Vor allem die CDU/CSU-Fraktion wollte sich nicht damit abfinden, dass ein gegenüber der DDR teilweise kritischer, gleichwohl regimetreuer und auf vielfältige Weise privilegierter PDS-Abgeordneter plötzlich der wichtigste Mann im Plenum war – wenn auch nur für wenige Stunden.
Weil Heym als ältestem Abgeordneten die Alterspräsidentschaft nicht verweigert werden konnte, reagierte die CDU/CSU ihren Zorn anders ab. Einige Fraktionsmitglieder verließen demonstrativ den Plenarsaal. Die verbliebenen spendeten Heym demonstrativ keinen Beifall. Der Skandal im Skandal: Heyms Rede wurde nicht wie üblich im amtlichen Bulletin der Bundesregierung veröffentlicht. Dafür soll Kanzler Kohl gesorgt haben.
Biskys Scheitern war politisch gewollt
Wie bei den Grünen wurde der PDS ein Sitz im Parlamentspräsidium verweigert, auch als sie bereits Fraktionsstärke erreicht hatten. Das änderte sich erst, als die PDS nach der Fusion mit der westdeutschen „Wahlalternative Arbeit und Soziale Gerechtigkeit“ (WASG) bei der Bundestagswahl 2005 ganze 8,7 Prozent erreichte und die Grünen hinter sich gelassen hatte.
Aber auch das ging nicht ohne Demütigung der Linken. Die Mehrheit ließ den PDS-Vizepräsidentschaftskandidaten, den damaligen Parteivorsitzenden Lothar Bisky, gleich in vier Wahlgängen durchfallen.

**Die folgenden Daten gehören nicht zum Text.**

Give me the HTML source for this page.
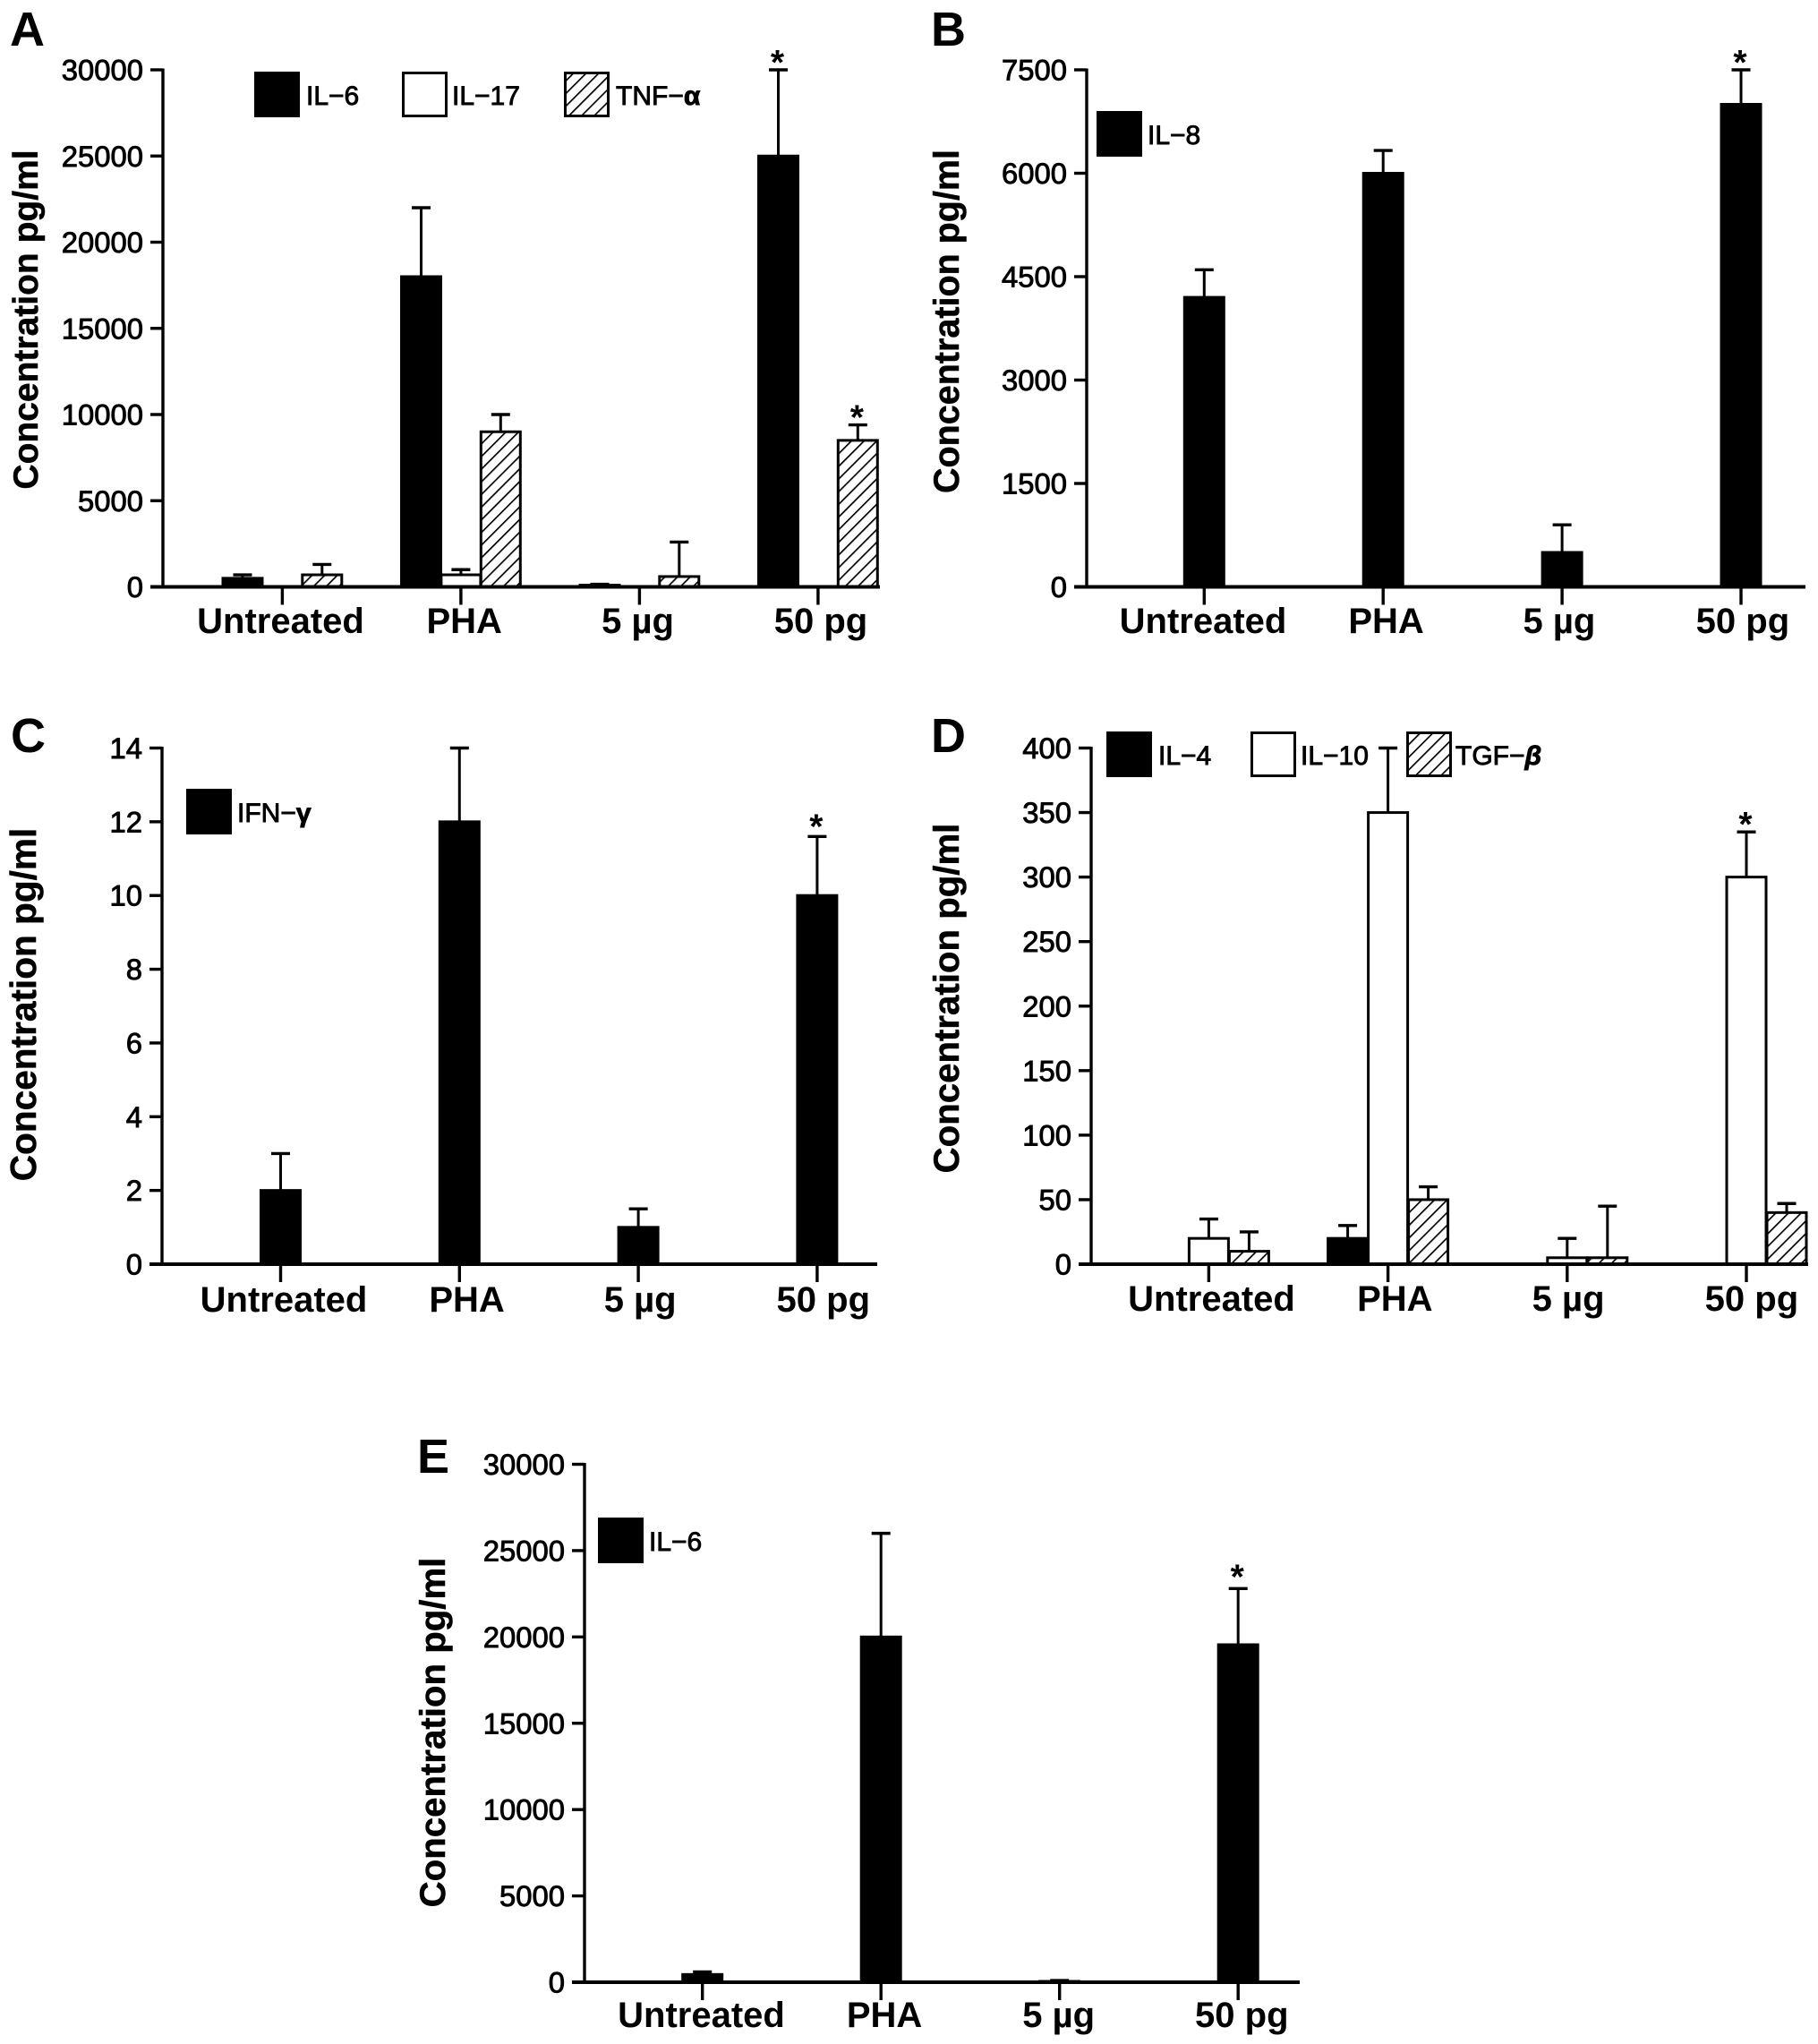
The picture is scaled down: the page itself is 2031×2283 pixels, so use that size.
<!DOCTYPE html>
<html lang="en">
<head>
<meta charset="utf-8">
<title>Cytokine concentration bar charts</title>
<style>
html,body{margin:0;padding:0;background:#fff}
svg{display:block}
text{font-family:"Liberation Sans",sans-serif;fill:#000}
</style>
</head>
<body>
<svg id="figure" xmlns="http://www.w3.org/2000/svg" width="2031" height="2283" viewBox="0 0 2031 2283">
<defs>
<pattern id="hatch" patternUnits="userSpaceOnUse" width="10" height="10" patternTransform="rotate(45)">
<rect width="10" height="10" fill="#fff"></rect>
<line x1="0" y1="0" x2="0" y2="10" stroke="#000" stroke-width="3.4"></line>
</pattern>
</defs>
</svg>
<script>
const categories = ['Untreated', 'PHA', '5 µg', '50 pg'];

const ticksA = [0, 5000, 10000, 15000, 20000, 25000, 30000];
const il6A = [500, 18000, 100, 25000];
const il6TopA = [700, 22000, 150, 30000];
const il17A = [0, 700, 0, 0];
const il17TopA = [0, 1000, 0, 0];
const tnfA = [700, 9000, 600, 8500];
const tnfTopA = [1300, 10000, 2600, 9400];

const ticksB = [0, 1500, 3000, 4500, 6000, 7500];
const il8B = [4200, 6000, 500, 7000];
const il8TopB = [4600, 6330, 900, 7500];

const ticksC = [0, 2, 4, 6, 8, 10, 12, 14];
const ifnC = [2, 12, 1, 10];
const ifnTopC = [3, 14, 1.5, 11.6];

const ticksD = [0, 50, 100, 150, 200, 250, 300, 350, 400];
const il4D = [0, 20, 0, 0];
const il4TopD = [0, 30, 0, 0];
const il10D = [20, 350, 5, 300];
const il10TopD = [35, 400, 20, 335];
const tgfD = [10, 50, 5, 40];
const tgfTopD = [25, 60, 45, 47];

const ticksE = [0, 5000, 10000, 15000, 20000, 25000, 30000];
const il6E = [450, 20000, 50, 19550];
const il6TopE = [600, 26000, 100, 22800];

const svg = document.getElementById('figure');
const NS = 'http://www.w3.org/2000/svg';

function mk(parent, tag, attrs, txt) {
  const el = document.createElementNS(NS, tag);
  for (const k in attrs) el.setAttribute(k, attrs[k]);
  if (txt !== undefined) el.textContent = txt;
  parent.appendChild(el);
  return el;
}

function fillOf(kind) {
  return kind === 'black' ? '#000' : kind === 'white' ? '#fff' : 'url(#hatch)';
}

function drawPanel(p) {
  const g = mk(svg, 'g', {});
  
  

  const maxV = p.ticks[p.ticks.length - 1];
  const y = v => p.y0 - (v / maxV) * (p.y0 - p.top);
  const x = i => p.firstTick + i * p.step;

  const letter = mk(g, 'text', {x: p.letterX, y: p.letterY, 'font-size': 54, 'font-weight': 700}, p.letter);
  
  

  const title = mk(g, 'text', {
    transform: 'translate(' + p.titleX + ',' + p.titleY + ') rotate(-90)',
    'text-anchor': 'middle', 'font-size': p.titleSize, 'font-weight': 700,
    stroke: '#000', 'stroke-width': 0.5
  }, 'Concentration pg/ml');
  
  

  p.series.forEach(function (s) {
    s.values.forEach(function (v, i) {
      const cx = x(i) + s.offset * p.barGap;
      if (s.tops[i] > v) {
        const stem = mk(g, 'line', {x1: cx, x2: cx, y1: y(v), y2: y(s.tops[i]), stroke: '#000', 'stroke-width': 3});
        
        
        const cap = mk(g, 'line', {x1: cx - 10.5, x2: cx + 10.5, y1: y(s.tops[i]), y2: y(s.tops[i]), stroke: '#000', 'stroke-width': 3.4});
        
        
      }
      if (v > 0) {
        const bar = mk(g, 'rect', {
          x: cx - p.barW / 2, y: y(v), width: p.barW, height: p.y0 - y(v),
          fill: fillOf(s.kind), stroke: '#000', 'stroke-width': 3
        });
        
        
      }
      if (s.stars && s.stars.includes(i)) {
        const star = mk(g, 'text', {x: cx - 1, y: y(s.tops[i]) + p.starDrop, 'text-anchor': 'middle', 'font-size': 39, 'font-weight': 700}, '*');
        
        
      }
    });
  });

  const yAxis = mk(g, 'line', {x1: p.left, x2: p.left, y1: p.top - 1.5, y2: p.y0 + 2, stroke: '#000', 'stroke-width': 3.4});
  
  
  const xAxis = mk(g, 'line', {x1: p.left - 14, x2: p.right, y1: p.y0, y2: p.y0, stroke: '#000', 'stroke-width': 4});
  
  

  p.ticks.forEach(function (t) {
    const tick = mk(g, 'line', {x1: p.left - 14, x2: p.left, y1: y(t), y2: y(t), stroke: '#000', 'stroke-width': 3.4});
    
    
    const lab = mk(g, 'text', {
      x: p.left - 22, y: y(t) + 11.5, 'text-anchor': 'end', 'font-size': 32.8,
      stroke: '#000', 'stroke-width': 0.9
    }, String(t));
    
    
  });

  categories.forEach(function (c, i) {
    const tick = mk(g, 'line', {x1: x(i), x2: x(i), y1: p.y0, y2: p.y0 + 20, stroke: '#000', 'stroke-width': 3.4});
    
    
    const lab = mk(g, 'text', {
      x: x(i) + p.labelShift[i], y: p.y0 + p.labelDrop, 'text-anchor': 'middle', 'font-size': 40, 'font-weight': 700
    }, c);
    
    
  });

  p.legend.forEach(function (l) {
    const sw = mk(g, 'rect', {x: l.x + 1.5, y: p.legendY + 1.5, width: 48, height: 48, fill: fillOf(l.kind), stroke: '#000', 'stroke-width': 3});
    
    
    const tx = mk(g, 'text', {x: l.textX, y: p.legendY + 37, 'font-size': 30, stroke: '#000', 'stroke-width': 0.9}, l.label);
    
    
    if (l.greek) {
      const gk = mk(tx, 'tspan', {'font-weight': 700, 'font-style': l.greekStyle || 'normal'}, l.greek);
      
      
    }
  });
}

drawPanel({
  letter: 'A', letterX: 11, letterY: 51, titleX: 42, titleY: 357, titleSize: 39, starDrop: 5,
  left: 182, right: 983, top: 78, y0: 655.5, firstTick: 315.4, step: 199.5, barW: 44, barGap: 44.4,
  labelShift: [-1.9, 3.8, -1.9, 3.1], labelDrop: 51.5,
  ticks: ticksA, legendY: 80,
  legend: [
    {kind: 'black', x: 284, textX: 342, label: 'IL−6'},
    {kind: 'white', x: 449, textX: 505, label: 'IL−17'},
    {kind: 'hatch', x: 630, textX: 688, label: 'TNF−', greek: 'α'}
  ],
  series: [
    {name: 'IL-6', kind: 'black', offset: -1, values: il6A, tops: il6TopA, stars: [3]},
    {name: 'IL-17', kind: 'white', offset: 0, values: il17A, tops: il17TopA},
    {name: 'TNF', kind: 'hatch', offset: 1, values: tnfA, tops: tnfTopA, stars: [3]}
  ]
});

drawPanel({
  letter: 'B', letterX: 1040, letterY: 51, titleX: 1071, titleY: 359, titleSize: 39.5, starDrop: 5,
  left: 1214, right: 2017, top: 78, y0: 655.5, firstTick: 1345.3, step: 199.9, barW: 44, barGap: 44.4,
  labelShift: [-1.3, 3.4, -3.2, 1.9], labelDrop: 51.5,
  ticks: ticksB, legendY: 124,
  legend: [{kind: 'black', x: 1225, textX: 1282, label: 'IL−8'}],
  series: [{name: 'IL-8', kind: 'black', offset: 0, values: il8B, tops: il8TopB, stars: [3]}]
});

drawPanel({
  letter: 'C', letterX: 12, letterY: 840, titleX: 40, titleY: 1122, titleSize: 40.6, starDrop: 2,
  left: 181, right: 980, top: 835.5, y0: 1412, firstTick: 313.5, step: 199.8, barW: 44, barGap: 44.4,
  labelShift: [3.5, 8.3, 2.1, 6.9], labelDrop: 53,
  ticks: ticksC, legendY: 881,
  legend: [{kind: 'black', x: 208, textX: 265, label: 'IFN−', greek: 'γ'}],
  series: [{name: 'IFN', kind: 'black', offset: 0, values: ifnC, tops: ifnTopC, stars: [3]}]
});

drawPanel({
  letter: 'D', letterX: 1040, letterY: 840, titleX: 1071, titleY: 1115, titleSize: 40.2, starDrop: 5,
  left: 1219, right: 2020, top: 835.5, y0: 1412, firstTick: 1350.4, step: 200.2, barW: 44, barGap: 45,
  labelShift: [3.1, 7.7, 1.3, 5.9], labelDrop: 52,
  ticks: ticksD, legendY: 817,
  legend: [
    {kind: 'black', x: 1236, textX: 1294, label: 'IL−4'},
    {kind: 'white', x: 1397, textX: 1453, label: 'IL−10'},
    {kind: 'hatch', x: 1571, textX: 1626, label: 'TGF−', greek: 'β', greekStyle: 'italic'}
  ],
  series: [
    {name: 'IL-4', kind: 'black', offset: -1, values: il4D, tops: il4TopD},
    {name: 'IL-10', kind: 'white', offset: 0, values: il10D, tops: il10TopD, stars: [3]},
    {name: 'TGF', kind: 'hatch', offset: 1, values: tgfD, tops: tgfTopD}
  ]
});

drawPanel({
  letter: 'E', letterX: 466, letterY: 1645, titleX: 497, titleY: 1935, titleSize: 40.2, starDrop: 0,
  left: 653, right: 1452, top: 1635.5, y0: 2214, firstTick: 784.7, step: 199.5, barW: 44, barGap: 44.4,
  labelShift: [-1.2, 3.9, -1, 4.1], labelDrop: 50,
  ticks: ticksE, legendY: 1695,
  legend: [{kind: 'black', x: 668, textX: 725, label: 'IL−6'}],
  series: [{name: 'IL-6', kind: 'black', offset: 0, values: il6E, tops: il6TopE, stars: [3]}]
});
</script>
</body>
</html>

Als Bisky resigniert und verletzt aufgab, fand sich schließlich eine Mehrheit für die beim Mauerfall erst 26 Jahre alte Petra Pau als stellvertretende Parlamentspräsidentin. Sie blieb es – allseits respektiert – bis vor wenigen Wochen, als sie aus dem Bundestag ausschied.
CDU und SPD grenzten die PDS gemeinsam aus
Zu den Ausgrenzungsversuchen gegenüber den Grünen wie gegenüber der PDS zählten auch Geschäftsordnungstricks. In manchem Landesparlament wurde die Zahl der Vizepräsidenten verringert, um die ungeliebten Neulinge nicht berücksichtigen zu müssen.
CDU/CSU und SPD grenzten sich im Bund gegenüber der PDS lange Zeit gleichermaßen ab. Die SPD erkannte dagegen bereits Mitte der 1990er Jahre die Chance, in ostdeutschen Ländern mit der Linken gemeinsam die CDU auszubooten. Inzwischen zählt die Linke für die SPD zweifelsfrei zum demokratischen Spektrum.
Ob die etablierten Parteien gegenüber den neuen Konkurrenten unverhohlen ihre Abneigung demonstrierten, zu ihrem Nachteil gegen ungeschriebene Gesetze des Parlamentarismus verstießen oder zu Geschäftsordnungstricks griffen – Grüne wie die Linke setzten sich schließlich durch.
Merz könnte bald auf die Linke angewiesen sein
Die Grünen sind längst selbst aus Sicht der CDU ein möglicher Koalitionspartner auf allen Ebenen. Dass die CSU das anders sieht, hat mehr mit den Freien Wählern in Bayern als mit Fakten zu tun. Gegenüber der Linken hält die CDU noch an ihrem Unvereinbarkeitsbeschluss fest, obwohl der in ostdeutschen Ländern schon unterlaufen wird. Aber im Bund könnte ein Kanzler Merz (CDU) die Linke brauchen – für eine Zwei-Drittel-Mehrheit zur Reform der Schuldenbremse.
Abgrenzen ist nicht dasselbe wie Ausgrenzen. Aber beides hilft nicht gegen neue Konkurrenten, wenn die Politik der Regierenden nicht mehr genügend Wähler überzeugt. Auch gegen die in Teilen rechtsextreme AfD war diese Strategie bisher nicht erfolgreich.